Tesla and Toyota join forces to promote the development of autonomous cars

Christina d'souza
Christina d'souza
3 Min Read
Tesla And Toyota
Tesla and Toyota

Toyota announced an alliance with Tesla to accelerate the development of autonomous cars. The Japanese company revealed that it will use cheap cameras to reduce costs and enhance its autonomous driving system.

Woven Planet, the Toyota division responsible for vehicle automation technologies, will join Tesla. The idea is to implement these cameras in a fleet of passenger vehicles to capture data.

The company seeks to solve one of the main obstacles in autonomous cars. The systems require a lot of information and it is not feasible to mount LiDAR sensors on millions of vehicles. To do this, Woven Planet and Tesla will implement cameras that are 90% cheaper than the ones they currently use in their cars.

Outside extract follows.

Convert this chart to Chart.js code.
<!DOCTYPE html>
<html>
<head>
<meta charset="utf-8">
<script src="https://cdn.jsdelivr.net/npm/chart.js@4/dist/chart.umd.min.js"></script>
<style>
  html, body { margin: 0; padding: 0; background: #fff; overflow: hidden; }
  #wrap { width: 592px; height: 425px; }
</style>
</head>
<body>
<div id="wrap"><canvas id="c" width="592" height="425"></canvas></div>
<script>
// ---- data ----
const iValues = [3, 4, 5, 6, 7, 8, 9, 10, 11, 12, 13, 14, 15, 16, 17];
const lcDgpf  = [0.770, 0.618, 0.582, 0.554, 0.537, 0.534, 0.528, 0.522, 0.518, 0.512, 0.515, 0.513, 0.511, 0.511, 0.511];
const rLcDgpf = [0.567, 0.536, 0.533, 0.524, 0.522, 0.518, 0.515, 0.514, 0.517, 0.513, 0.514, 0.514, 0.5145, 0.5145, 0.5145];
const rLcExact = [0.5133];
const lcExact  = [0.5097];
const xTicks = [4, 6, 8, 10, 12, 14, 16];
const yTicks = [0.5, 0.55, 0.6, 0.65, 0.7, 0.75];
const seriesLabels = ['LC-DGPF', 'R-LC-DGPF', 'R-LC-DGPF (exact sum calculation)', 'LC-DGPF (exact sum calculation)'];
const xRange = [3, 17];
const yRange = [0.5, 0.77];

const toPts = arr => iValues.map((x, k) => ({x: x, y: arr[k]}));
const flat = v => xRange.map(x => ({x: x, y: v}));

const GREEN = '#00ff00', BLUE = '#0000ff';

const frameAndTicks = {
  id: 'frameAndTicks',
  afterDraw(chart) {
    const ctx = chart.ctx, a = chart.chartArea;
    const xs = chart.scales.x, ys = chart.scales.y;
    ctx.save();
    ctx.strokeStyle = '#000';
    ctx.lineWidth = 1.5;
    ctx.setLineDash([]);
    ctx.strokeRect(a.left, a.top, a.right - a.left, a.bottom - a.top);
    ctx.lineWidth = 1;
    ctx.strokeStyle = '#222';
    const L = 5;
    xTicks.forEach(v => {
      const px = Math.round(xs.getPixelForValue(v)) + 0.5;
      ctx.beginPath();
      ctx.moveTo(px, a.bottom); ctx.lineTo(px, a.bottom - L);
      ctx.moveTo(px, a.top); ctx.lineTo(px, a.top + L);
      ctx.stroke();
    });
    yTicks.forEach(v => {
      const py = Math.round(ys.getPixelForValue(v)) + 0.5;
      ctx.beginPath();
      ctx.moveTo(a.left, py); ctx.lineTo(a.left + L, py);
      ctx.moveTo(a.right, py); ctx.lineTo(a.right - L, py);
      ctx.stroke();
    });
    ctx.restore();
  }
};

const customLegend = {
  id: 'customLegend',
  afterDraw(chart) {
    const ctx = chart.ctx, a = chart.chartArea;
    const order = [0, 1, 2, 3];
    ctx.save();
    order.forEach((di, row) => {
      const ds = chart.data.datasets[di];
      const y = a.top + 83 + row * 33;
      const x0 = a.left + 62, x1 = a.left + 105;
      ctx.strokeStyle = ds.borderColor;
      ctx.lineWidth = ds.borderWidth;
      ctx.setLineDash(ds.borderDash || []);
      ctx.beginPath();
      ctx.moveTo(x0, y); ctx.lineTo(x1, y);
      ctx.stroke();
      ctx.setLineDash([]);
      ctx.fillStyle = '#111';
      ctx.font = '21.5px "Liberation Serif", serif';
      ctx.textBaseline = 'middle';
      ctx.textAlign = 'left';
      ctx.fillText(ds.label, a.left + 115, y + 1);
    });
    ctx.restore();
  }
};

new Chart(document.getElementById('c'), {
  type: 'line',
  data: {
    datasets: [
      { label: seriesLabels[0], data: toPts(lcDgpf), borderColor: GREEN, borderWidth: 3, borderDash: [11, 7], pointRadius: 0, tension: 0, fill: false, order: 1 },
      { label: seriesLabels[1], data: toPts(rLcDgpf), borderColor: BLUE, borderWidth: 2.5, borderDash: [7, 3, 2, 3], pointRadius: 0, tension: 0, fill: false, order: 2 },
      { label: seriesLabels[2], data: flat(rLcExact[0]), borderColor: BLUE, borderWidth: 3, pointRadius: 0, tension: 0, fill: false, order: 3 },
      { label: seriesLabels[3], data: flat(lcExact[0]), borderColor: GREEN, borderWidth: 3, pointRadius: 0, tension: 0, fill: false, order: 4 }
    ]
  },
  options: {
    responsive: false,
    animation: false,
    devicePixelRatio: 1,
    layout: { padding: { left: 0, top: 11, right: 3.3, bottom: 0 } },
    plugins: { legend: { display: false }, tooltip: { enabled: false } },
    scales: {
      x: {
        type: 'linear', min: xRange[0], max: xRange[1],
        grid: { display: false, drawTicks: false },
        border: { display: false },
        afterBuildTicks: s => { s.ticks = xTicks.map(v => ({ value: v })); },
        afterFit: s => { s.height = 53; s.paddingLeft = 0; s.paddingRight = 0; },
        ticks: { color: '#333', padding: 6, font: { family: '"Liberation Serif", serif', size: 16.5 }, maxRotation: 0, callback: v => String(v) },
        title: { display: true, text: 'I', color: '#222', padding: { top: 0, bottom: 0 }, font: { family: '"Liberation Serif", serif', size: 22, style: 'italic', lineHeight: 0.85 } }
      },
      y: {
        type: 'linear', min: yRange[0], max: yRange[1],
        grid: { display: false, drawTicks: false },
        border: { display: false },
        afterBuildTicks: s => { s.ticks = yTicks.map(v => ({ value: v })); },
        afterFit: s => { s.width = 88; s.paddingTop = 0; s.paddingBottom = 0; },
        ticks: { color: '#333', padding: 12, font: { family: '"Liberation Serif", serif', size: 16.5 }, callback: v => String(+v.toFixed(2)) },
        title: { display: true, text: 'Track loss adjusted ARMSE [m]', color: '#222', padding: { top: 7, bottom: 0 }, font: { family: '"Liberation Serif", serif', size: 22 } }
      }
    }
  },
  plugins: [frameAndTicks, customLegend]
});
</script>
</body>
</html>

“We’re trying to show that we can unlock the advantage that Toyota and a large automaker would have, which is access to a huge database, but with much lower fidelity,” said Michael Benisch, vice president of engineering at Woven Planet.

According to Benisch, using cheap cameras would offer similar results when training your system as using expensive sensors.

Cheap cameras from Toyota and Tesla would be a long-term solution

Despite the fact that Toyota announced that it will continue to use radars and LiDAR sensors in other projects, the commitment to cameras is an important strategy. Benisch says a lot of data is needed, so mounting them on a fleet of passenger cars is a viable way out.

Tesla also relies on camera technology for its autopilot system. The company announced the transition to Tesla Vision in mid-2021, saying goodbye to radars on Model 3 and Model Y for North America.

According to Tesla, vehicles with Tesla Vision retain the same crash safety ratings as those equipped with radar. The Model S and Model Y also migrated to the camera-based system and neural network processing in February 2022.

Although cheap cameras will help data collection to train autonomous systems, we will have to wait many years for them to catch up with the most advanced sensors.

Currently manufacturers — such as Waymo (Alphabet) — use a combination of cameras, radar, and LiDAR in their autonomous cars. Some experts say that a system requires all three sensors to confirm that it is safe in any weather condition.

Although radar is effective at measuring distances and works in any weather, it does not have enough resolution to determine objects accurately. That is solved with LiDAR, which has a higher resolution but does not work in bad weather conditions.

The race for the development of autonomous cars is long and there are still many obstacles to overcome, including the legal framework.